I remember being asked by a student many years ago if I could think of an example of an algebraic structure that was commutative but not associative. Introductory undergraduate algebra courses abound with examples in the other direction: matrix multiplication, multiplication of quaternions, in fact “most” groups.
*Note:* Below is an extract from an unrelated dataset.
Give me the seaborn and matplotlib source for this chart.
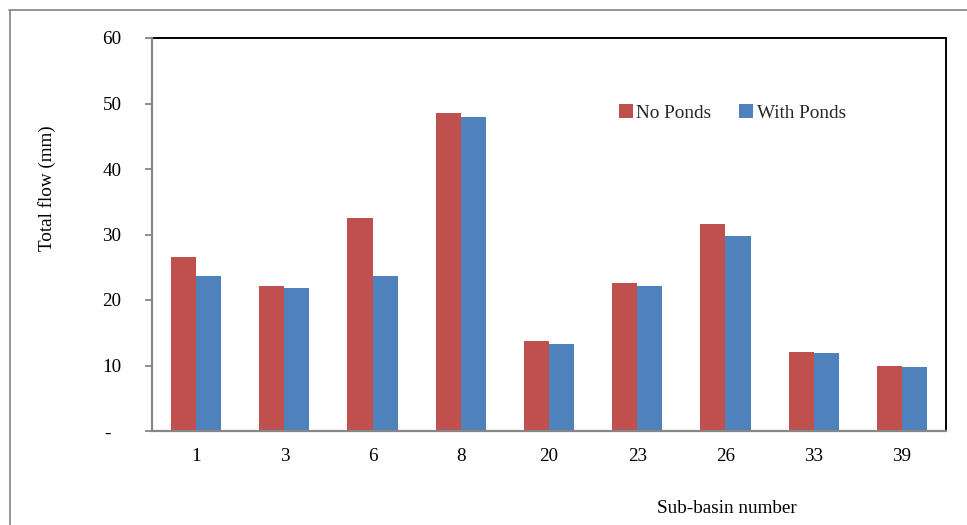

To recall: if *S* is a set and ∗ is a binary operation on *S* (i.e. an operation that picks up any two elements of *S* and outputs another element of *S*), then ∗ is called **associative** if, for all *x*, *y*, *z* ∈ *S*,

*x*∗(*y*∗*z*) = (*x*∗*y*)∗*z*;

and ∗ is called **commutative** if, for all *x*, *y* ∈ *S*,

*x*∗*y* = *y*∗*x*.

I scratched my head for a little while and then realized that the game of **rock-paper-scissors** provides a nice example of what my student sought.

The idea is this. Consider the set *S* consisting of the three moves in a game of rock-paper-scissors: *r* for rock, *p* for paper, and *s* for scissors. Now define the product *m*_{1}∗*m*_{2} of two moves *m*_{1}, *m*_{2} ∈ *S* to be whichever of the moves would win according to the usual rule that rock beats scissors, scissors beats paper, and paper beats rock; a rock-rock draw counts as a win for rock, and so on. The multiplication table for (*S*, ∗) is

∗ | r |
p |
s |
---|---|---|---|

r |
r |
p |
r |

p |
p |
p |
s |

s |
r |
s |
s |

This multiplication table is symmetric about the diagonal, so commutativity holds. However, associativity fails:

*r*∗(*p*∗*s*) = *r*∗*s* = *r* ≠ *s* = *p*∗*s* = (*r*∗*p*)∗*s*.

Simple! In general, starting with any finite “cyclically ordered” set, one could proceed just as above to define a commutative but non-associative magma.